Elle attend de la venue du ministre délégué à la Santé des annonces sur la revalorisation du statut des sages-femmes, une reconnaissance du caractère médical de la profession. "À la rentrée, les études de sages-femmes vont passer à six ans. On ne peut pas demander à des étudiants de faire six années d'études pour démarrer avec de bas salaires", précise la présidente départementale de l'ordre. "On a une fuite des diplômés vers le privé, et ça aussi cela nuit à l'attractivité." Elle évoque "une crise de la périnatalité" à Mayotte, alors que les sages-femmes peuvent remplacer certaines consultations auprès de gynécologues et jouent un rôle essentiel pour la vaccination des enfants.

Le deuxième hôpital à Combani

Pour faire face aux besoins grandissants du territoire, un deuxième hôpital est en projet à Combani. L'enquête publique est en cours jusqu'au 27 mai. Ce site de 60.000 m² accueillera 450 lits et un personnel estimé à 2.600 soignants et agents et 250 médecins. L'hôpital sera divisé en trois bâtiments avec un bloc opératoire, un service de radiographie, une hélistation, une unité de psychiatrie ou encore une unité obstétrique. Le chantier doit démarrer en 2025 pour un budget de 343 millions d'euros. 

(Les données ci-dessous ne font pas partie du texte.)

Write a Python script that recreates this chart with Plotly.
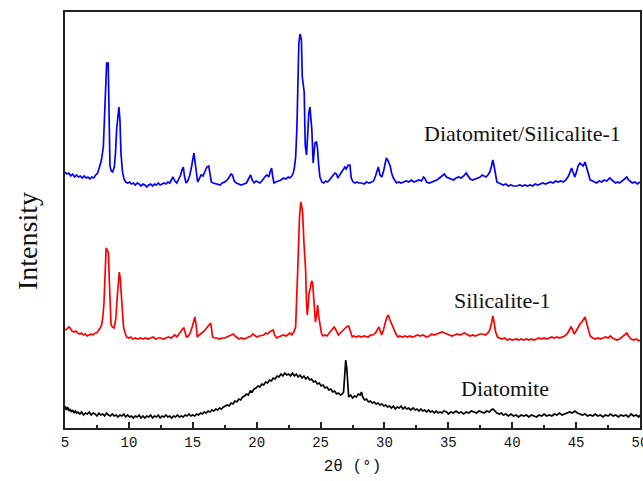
import plotly.graph_objects as go

# ---- data (2theta in degrees, intensity in arbitrary units) ----
blue_x = [5.0,5.15,5.3,5.45,5.6,5.75,5.9,6.05,6.2,6.35,6.5,6.65,6.8,6.95,7.1,7.25,7.4,7.55,7.7,7.85,8.0,8.1,8.2,8.26,8.38,8.45,8.52,8.62,8.73,8.86,8.95,9.05,9.15,9.22,9.3,9.38,9.5,9.62,9.75,9.9,10.05,10.2,10.35,10.5,10.65,10.8,10.95,11.1,11.25,11.4,11.55,11.7,11.85,12.0,12.15,12.3,12.45,12.6,12.75,12.9,13.05,13.2,13.35,13.45,13.6,13.75,13.9,14.05,14.15,14.26,14.35,14.47,14.6,14.75,14.9,15.0,15.09,15.18,15.27,15.38,15.5,15.65,15.8,15.95,16.1,16.25,16.35,16.45,16.6,16.8,17.0,17.15,17.3,17.5,17.7,17.85,18.0,18.1,18.25,18.4,18.6,18.8,19.0,19.2,19.4,19.53,19.65,19.8,19.95,20.1,20.26,20.4,20.55,20.7,20.8,20.95,21.05,21.17,21.25,21.35,21.5,21.7,21.9,22.1,22.3,22.47,22.6,22.75,22.86,22.95,23.05,23.15,23.22,23.3,23.4,23.5,23.57,23.65,23.72,23.8,23.9,24.0,24.08,24.17,24.25,24.32,24.42,24.5,24.56,24.68,24.76,24.84,24.95,25.1,25.25,25.4,25.55,25.7,25.85,26.0,26.13,26.25,26.35,26.5,26.65,26.8,26.9,27.0,27.17,27.3,27.4,27.55,27.7,27.85,28.0,28.2,28.4,28.6,28.8,29.0,29.15,29.3,29.45,29.52,29.65,29.8,29.95,30.05,30.15,30.25,30.35,30.45,30.56,30.7,30.85,30.95,31.1,31.3,31.5,31.7,31.9,32.1,32.3,32.5,32.7,32.9,33.05,33.15,33.3,33.5,33.7,33.9,34.1,34.3,34.5,34.7,34.85,35.0,35.2,35.4,35.6,35.8,36.0,36.2,36.4,36.55,36.7,36.9,37.1,37.3,37.5,37.65,37.8,37.95,38.1,38.25,38.38,38.48,38.58,38.7,38.8,38.95,39.1,39.3,39.5,39.7,39.9,40.1,40.35,40.6,40.8,41.0,41.2,41.4,41.6,41.8,42.0,42.2,42.4,42.6,42.8,43.0,43.2,43.4,43.6,43.8,44.0,44.2,44.4,44.55,44.65,44.75,44.9,45.05,45.15,45.3,45.45,45.55,45.7,45.8,45.95,46.1,46.3,46.45,46.6,46.8,47.0,47.2,47.4,47.55,47.65,47.8,47.95,48.1,48.25,48.4,48.6,48.8,48.97,49.1,49.25,49.4,49.6,49.8,50.0]
blue_y = [256,254,255,252,254,251,253,251,252,250,252,250,251,249,251,250,253,255,261,268,281,311,350,365,365,300,262,257,256,261,275,300,318,321,308,275,256,249,246,245,246,244,245,243,245,244,242,244,243,241,243,244,242,244,243,245,243,244,245,244,246,245,249,251,247,245,249,253,258,261,252,245,247,252,261,268,275,266,256,246,249,253,252,256,261,262,254,246,245,244,243,243,245,246,248,251,254,253,247,245,244,243,244,245,250,253,248,245,247,246,245,247,250,252,253,251,256,260,252,245,246,247,248,250,249,251,250,252,255,260,271,300,330,385,394,388,351,338,336,283,273,295,315,321,312,298,265,275,285,286,280,265,251,246,245,247,246,248,250,253,255,254,250,253,256,259,261,259,263,263,250,246,245,246,245,245,244,246,245,246,247,252,259,261,253,251,258,266,270,268,265,262,255,250,247,245,246,245,246,247,246,248,246,247,248,247,251,250,246,245,246,247,248,250,252,254,251,250,249,248,250,251,250,252,255,252,249,248,249,250,251,253,252,251,253,256,262,268,262,252,246,245,244,243,244,242,243,242,242,243,242,243,242,243,242,244,243,244,245,244,245,246,245,247,246,247,246,248,252,257,260,256,251,257,262,265,263,262,266,262,254,248,247,246,245,247,246,248,247,249,250,248,246,245,246,245,247,249,251,248,246,245,246,244,246]

red_x = [5.0,5.15,5.3,5.4,5.55,5.7,5.85,6.0,6.17,6.3,6.45,6.6,6.75,6.9,7.05,7.2,7.35,7.48,7.6,7.75,7.87,7.97,8.05,8.15,8.22,8.3,8.4,8.46,8.52,8.6,8.7,8.83,8.92,8.99,9.08,9.17,9.25,9.32,9.43,9.5,9.58,9.7,9.83,10.0,10.15,10.3,10.5,10.7,10.9,11.1,11.3,11.5,11.7,11.9,12.1,12.3,12.5,12.7,12.9,13.1,13.3,13.45,13.6,13.75,13.9,14.05,14.2,14.3,14.4,14.5,14.65,14.8,14.95,15.05,15.17,15.27,15.35,15.5,15.65,15.8,15.96,16.1,16.25,16.4,16.48,16.55,16.7,16.9,17.1,17.3,17.5,17.7,17.9,18.05,18.17,18.3,18.45,18.6,18.8,19.0,19.2,19.4,19.55,19.7,19.85,20.0,20.2,20.4,20.55,20.7,20.85,21.0,21.15,21.3,21.4,21.56,21.7,21.9,22.1,22.3,22.45,22.6,22.75,22.9,23.05,23.15,23.25,23.35,23.45,23.55,23.6,23.7,23.78,23.83,23.9,23.96,24.05,24.1,24.2,24.3,24.38,24.45,24.5,24.6,24.68,24.77,24.85,24.92,25.0,25.08,25.2,25.35,25.5,25.65,25.8,25.95,26.05,26.13,26.25,26.4,26.55,26.7,26.85,27.0,27.1,27.2,27.3,27.48,27.6,27.8,28.0,28.2,28.4,28.6,28.73,28.9,29.1,29.3,29.45,29.57,29.7,29.78,29.9,30.0,30.1,30.2,30.3,30.4,30.5,30.6,30.75,30.9,31.07,31.2,31.4,31.6,31.8,32.0,32.2,32.4,32.6,32.8,33.0,33.17,33.3,33.5,33.7,33.9,34.1,34.3,34.5,34.7,34.9,35.1,35.3,35.5,35.7,35.9,36.1,36.25,36.4,36.55,36.7,36.9,37.1,37.3,37.5,37.7,37.9,38.1,38.25,38.38,38.48,38.58,38.7,38.85,39.0,39.2,39.4,39.6,39.8,40.0,40.3,40.5,40.7,40.9,41.1,41.3,41.5,41.7,41.9,42.1,42.3,42.5,42.7,42.9,43.1,43.3,43.5,43.7,43.9,44.1,44.3,44.45,44.6,44.7,44.85,45.0,45.15,45.3,45.45,45.6,45.7,45.8,45.95,46.1,46.3,46.5,46.7,46.9,47.1,47.3,47.5,47.7,47.85,48.0,48.2,48.4,48.6,48.8,48.97,49.1,49.3,49.5,49.7,49.9,50.0]
red_y = [98,99,101,100,97,96,97,95,94,95,93,94,92,93,94,93,95,95,97,100,103,112,125,155,180,178,175,150,118,104,101,100,105,111,130,146,156,150,131,112,101,95,91,90,91,89,90,89,90,89,90,89,90,91,89,90,90,89,90,91,90,92,93,91,94,96,99,100,96,91,92,95,101,106,111,102,91,93,95,96,98,100,102,105,98,91,90,90,89,90,90,91,92,93,94,92,90,89,90,89,90,91,92,94,92,91,92,93,93,95,94,96,97,98,93,90,91,92,93,92,94,95,93,96,101,130,171,210,226,220,215,185,165,158,125,113,125,135,140,147,145,135,128,106,112,123,112,106,99,94,92,93,92,95,97,99,101,100,97,93,95,97,99,100,102,102,98,91,92,91,92,91,92,91,91,93,93,95,98,101,96,93,97,103,107,111,113,109,106,103,98,94,91,92,91,92,91,92,91,92,93,92,93,92,91,92,94,93,94,95,96,95,94,93,92,93,94,93,94,95,94,93,92,93,92,93,94,94,93,95,98,105,112,106,96,91,90,89,90,88,89,88,89,88,89,88,89,88,89,88,89,90,89,90,89,90,91,90,91,90,91,92,94,97,101,99,94,97,101,104,106,109,111,106,99,92,90,89,90,89,90,91,90,92,90,89,88,89,91,93,95,92,89,88,89,87,88]

black_x = [5.0,5.1,5.2,5.3,5.4,5.5,5.6,5.7,5.8,5.9,6.0,6.17,6.3,6.45,6.6,6.75,6.9,7.05,7.2,7.35,7.5,7.65,7.8,7.95,8.1,8.25,8.4,8.55,8.7,8.85,9.0,9.15,9.3,9.45,9.6,9.75,9.9,10.05,10.2,10.35,10.5,10.65,10.8,10.95,11.1,11.25,11.4,11.55,11.7,11.85,12.0,12.15,12.3,12.45,12.6,12.75,12.9,13.05,13.2,13.35,13.5,13.65,13.8,13.95,14.1,14.25,14.4,14.55,14.7,14.85,15.0,15.15,15.3,15.45,15.6,15.75,15.9,16.05,16.2,16.35,16.5,16.65,16.8,16.95,17.1,17.25,17.4,17.55,17.7,17.85,18.0,18.15,18.3,18.45,18.6,18.75,18.9,19.05,19.2,19.35,19.5,19.65,19.8,19.95,20.1,20.25,20.4,20.55,20.7,20.85,21.0,21.15,21.3,21.45,21.6,21.75,21.9,22.05,22.2,22.35,22.5,22.65,22.8,22.95,23.1,23.25,23.4,23.55,23.7,23.85,24.0,24.15,24.3,24.45,24.6,24.75,24.9,25.05,25.2,25.35,25.5,25.65,25.8,25.95,26.1,26.25,26.4,26.55,26.7,26.8,26.9,26.97,27.05,27.12,27.2,27.35,27.5,27.65,27.8,27.95,28.1,28.2,28.3,28.45,28.6,28.75,28.9,29.05,29.2,29.35,29.5,29.65,29.8,29.95,30.1,30.25,30.4,30.55,30.7,30.85,31.0,31.15,31.3,31.45,31.6,31.75,31.9,32.05,32.25,32.4,32.55,32.7,32.85,33.0,33.15,33.3,33.45,33.6,33.75,33.9,34.05,34.2,34.35,34.5,34.65,34.87,35.0,35.2,35.4,35.6,35.8,36.0,36.2,36.4,36.6,36.8,37.0,37.2,37.4,37.6,37.8,38.0,38.2,38.35,38.5,38.65,38.8,39.0,39.15,39.3,39.5,39.7,39.9,40.1,40.3,40.5,40.7,40.9,41.1,41.3,41.5,41.7,41.9,42.1,42.3,42.5,42.7,42.9,43.1,43.3,43.5,43.7,43.9,44.1,44.3,44.5,44.7,44.9,45.1,45.3,45.5,45.7,45.9,46.1,46.3,46.5,46.7,46.9,47.1,47.3,47.5,47.7,47.9,48.1,48.3,48.5,48.7,48.9,49.1,49.3,49.5,49.7,49.9,50.0]
black_y = [22,18,21,17,19,16,18,15,17,15,16,14,16,13,15,14,16,13,15,14,12,15,13,14,12,15,13,12,14,12,13,11,13,12,14,11,13,11,12,10,12,11,13,10,12,10,12,11,13,10,12,11,13,10,12,11,13,11,12,10,12,11,13,11,12,11,13,12,14,12,13,12,14,13,15,14,16,15,17,16,18,17,19,18,20,19,21,22,23,22,25,24,27,26,29,28,31,32,34,33,37,36,39,40,42,41,44,43,46,45,48,47,50,49,52,51,54,52,55,53,54,52,55,52,54,51,53,50,52,49,51,48,49,46,47,44,45,42,43,40,41,38,39,36,37,34,35,33,34,36,52,68,60,40,31,33,30,32,31,34,33,36,31,28,29,26,27,25,26,24,25,23,24,22,23,21,22,20,22,19,21,20,22,19,21,19,20,18,20,18,19,17,19,17,18,16,18,16,17,15,17,15,16,15,17,16,14,16,15,17,15,16,14,16,15,17,16,15,17,16,15,17,16,18,19,17,15,14,15,13,14,12,14,12,13,11,13,12,13,11,13,12,11,13,12,14,12,13,12,14,13,15,13,14,15,16,15,17,15,14,13,14,12,13,12,14,12,13,11,13,12,14,12,13,11,13,12,13,11,14,12,13,11,13]

series_names = ["Diatomitet/Silicalite-1", "Silicalite-1", "Diatomite"]
series_colors = ["#0000FF", "#FF0000", "#000000"]

x_ticks = [5, 10, 15, 20, 25, 30, 35, 40, 45, 50]
x_ticklabels = ["5", "10", "15", "20", "25", "30", "35", "40", "45", "50"]

# label anchor positions (data coords)
label_x = [40.8, 39.2, 39.4]
label_y = [295, 128, 40]

fig = go.Figure()
for xs, ys, name, col in [(blue_x, blue_y, series_names[0], series_colors[0]),
                          (red_x, red_y, series_names[1], series_colors[1]),
                          (black_x, black_y, series_names[2], series_colors[2])]:
    fig.add_trace(go.Scatter(x=xs, y=ys, mode="lines", name=name,
                             line=dict(color=col, width=1.7), showlegend=False))

for name, lx, ly in zip(series_names, label_x, label_y):
    fig.add_annotation(x=lx, y=ly, xref="x", yref="y", text=name, showarrow=False,
                       font=dict(family="Liberation Serif", size=22, color="#111111"))

# y-axis title placed as rotated text to the left of the frame
fig.add_annotation(x=-0.064, y=0.45, xref="paper", yref="paper", text="Intensity",
                   textangle=-90, showarrow=False, xanchor="center", yanchor="middle",
                   font=dict(family="Liberation Serif", size=28, color="#111111"))

fig.update_layout(
    width=643, height=481,
    margin=dict(l=65, r=3, t=12, b=53, autoexpand=False),
    paper_bgcolor="white", plot_bgcolor="white",
    xaxis=dict(range=[5, 50], tickvals=x_ticks, ticktext=x_ticklabels,
               showline=True, linecolor="#222222", linewidth=1.5, mirror=True,
               ticks="inside", ticklen=6, tickcolor="#222222", tickwidth=1.5,
               minor=dict(ticks="inside", ticklen=3, dtick=2.5, tick0=5, tickcolor="#222222"),
               showgrid=False, zeroline=False, ticklabeloverflow="allow", automargin=False,
               tickfont=dict(family="Liberation Mono", size=14, color="#111111"),
               title=dict(text="2θ (°)", standoff=10,
                          font=dict(family="Liberation Mono", size=16, color="#111111"))),
    yaxis=dict(range=[0, 416], showticklabels=False, ticks="", automargin=False,
               showline=True, linecolor="#222222", linewidth=1.5, mirror=True,
               showgrid=False, zeroline=False),
)

fig.write_html("out.html")
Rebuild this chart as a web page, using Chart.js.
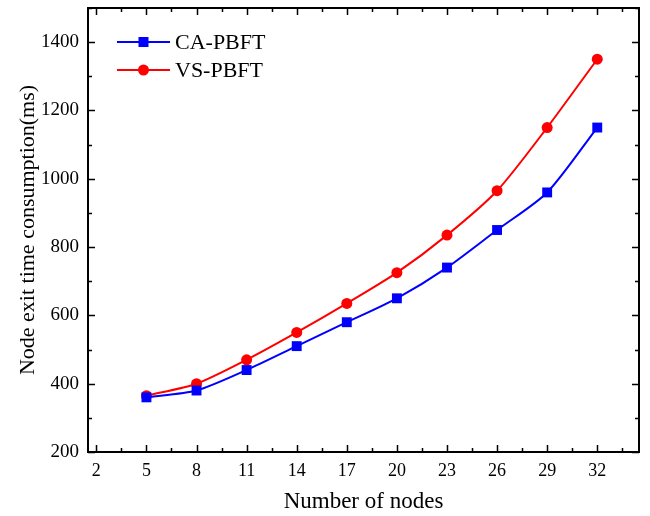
<!DOCTYPE html>
<html>
<head>
<meta charset="utf-8">
<script src="https://cdn.jsdelivr.net/npm/chart.js@4"></script>
<style>
  html, body { margin: 0; padding: 0; background: #fff; }
  #wrap { width: 650px; height: 516px; }
</style>
</head>
<body>
<div id="wrap"><canvas id="chart" width="650" height="516"></canvas></div>
<script>
// values
var nodes = [5, 8, 11, 14, 17, 20, 23, 26, 29, 32];
var caPbft = [360, 380, 440, 510, 580, 650, 740, 850, 960, 1150];
var vsPbft = [365, 400, 470, 550, 635, 725, 835, 965, 1150, 1350];
var xTicks = [2, 5, 8, 11, 14, 17, 20, 23, 26, 29, 32];
var yTicks = [200, 400, 600, 800, 1000, 1200, 1400];

var FONT = "'Liberation Serif', 'Times New Roman', serif";

function toPoints(xs, ys) {
  return xs.map(function (x, i) { return { x: x, y: ys[i] }; });
}

// frame, inside ticks (all four sides) and the legend in the plot
var framePlugin = {
  id: "frame",
  afterDraw: function (chart) {
    var ctx = chart.ctx;
    var a = chart.chartArea;
    var xs = chart.scales.x;
    var ys = chart.scales.y;
    ctx.save();
    ctx.strokeStyle = "#000";
    ctx.lineWidth = 2;
    ctx.strokeRect(a.left, a.top, a.right - a.left, a.bottom - a.top);

    ctx.lineWidth = 1.5;
    ctx.beginPath();
    // x major/minor
    for (var v = 2; v <= 34; v += 1.5) {
      var px = Math.round(xs.getPixelForValue(v)) + 0.5;
      var major = ((v - 2) % 3) === 0;
      var len = major ? 7 : 4;
      ctx.moveTo(px, a.bottom); ctx.lineTo(px, a.bottom - len);
      ctx.moveTo(px, a.top); ctx.lineTo(px, a.top + len);
    }
    // y major/minor
    for (var w = 200; w <= 1500; w += 100) {
      var py = Math.round(ys.getPixelForValue(w)) + 0.5;
      var ymaj = (w % 200) === 0;
      var ylen = ymaj ? 7 : 4;
      ctx.moveTo(a.left, py); ctx.lineTo(a.left + ylen, py);
      ctx.moveTo(a.right, py); ctx.lineTo(a.right - ylen, py);
    }
    ctx.stroke();

    // legend
    var items = chart.data.datasets;
    ctx.font = "22px " + FONT;
    ctx.textBaseline = "middle";
    items.forEach(function (ds, i) {
      var y = a.top + 34 + i * 28;
      var x0 = a.left + 29;
      ctx.strokeStyle = ds.borderColor;
      ctx.lineWidth = 2;
      ctx.beginPath();
      ctx.moveTo(x0, y); ctx.lineTo(x0 + 53, y);
      ctx.stroke();
      ctx.fillStyle = ds.backgroundColor;
      var cx = x0 + 26.5;
      if (ds.pointStyle === "rect") {
        ctx.fillRect(cx - 5, y - 5, 10, 10);
      } else {
        ctx.beginPath();
        ctx.arc(cx, y, 5.5, 0, Math.PI * 2);
        ctx.fill();
      }
      ctx.fillStyle = "#000";
      ctx.fillText(ds.label, x0 + 58, y + 1);
    });
    ctx.restore();
  }
};

var ctx = document.getElementById("chart").getContext("2d");
var myChart = new Chart(ctx, {
  type: "line",
  data: {
    datasets: [
      {
        label: "CA-PBFT",
        data: toPoints(nodes, caPbft),
        borderColor: "#0000ff",
        backgroundColor: "#0000ff",
        borderWidth: 2,
        pointStyle: "rect",
        pointRadius: 7,
        pointBorderWidth: 0,
        tension: 0.25,
        fill: false,
      },
      {
        label: "VS-PBFT",
        data: toPoints(nodes, vsPbft),
        borderColor: "#ff0000",
        backgroundColor: "#ff0000",
        borderWidth: 2,
        pointStyle: "circle",
        pointRadius: 5.5,
        pointBorderWidth: 0,
        tension: 0.25,
        fill: false,
      },
    ],
  },
  options: {
    responsive: false,
    animation: false,
    layout: { padding: { top: 8, right: 11, left: 0, bottom: 0 } },
    plugins: {
      legend: { display: false },
      tooltip: { enabled: false },
    },
    scales: {
      x: {
        type: "linear",
        min: 1.5,
        max: 34.5,
        afterBuildTicks: function (scale) {
          scale.ticks = xTicks.map(function (v) { return { value: v }; });
        },
        afterFit: function (scale) {
          scale.height = 64;
          scale.paddingLeft = 0;
          scale.paddingRight = 0;
        },
        grid: { display: false, drawTicks: false },
        border: { display: false },
        ticks: {
          padding: 8,
          color: "#000",
          font: { family: FONT, size: 18 },
          maxRotation: 0,
        },
        title: {
          display: true,
          text: "Number of nodes",
          color: "#000",
          font: { family: FONT, size: 23 },
          padding: { top: 6, bottom: 0 },
        },
      },
      y: {
        min: 200,
        max: 1500,
        afterBuildTicks: function (scale) {
          scale.ticks = yTicks.map(function (v) { return { value: v }; });
        },
        afterFit: function (scale) {
          scale.width = 88;
          scale.paddingTop = 0;
          scale.paddingBottom = 0;
        },
        grid: { display: false, drawTicks: false },
        border: { display: false },
        ticks: {
          padding: 9,
          color: "#000",
          font: { family: FONT, size: 19 },
          callback: function (v) { return String(v); },
        },
        title: {
          display: true,
          text: "Node exit time consumption(ms)",
          color: "#000",
          font: { family: FONT, size: 22 },
          padding: { top: 15, bottom: 0 },
        },
      },
    },
  },
  plugins: [framePlugin],
});
</script>
</body>
</html>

Cet hôpital sera aussi dimensionné pour accueillir à terme une technopole de santé avec des logements pour le personnel, des fonctions commerciales ou encore des offres industrielles comme une cuisine centrale ou une blanchisserie. Un projet de grande ampleur, reste à savoir comment recruter suffisamment de personnel pour occuper ces locaux. Lors de sa venue à Mayotte en décembre, la Première ministre avait évoqué la création d'un deuxième institut de formation en soins infirmiers pour former localement et une revalorisation de la prime des soignants pour renforcer l'attractivité.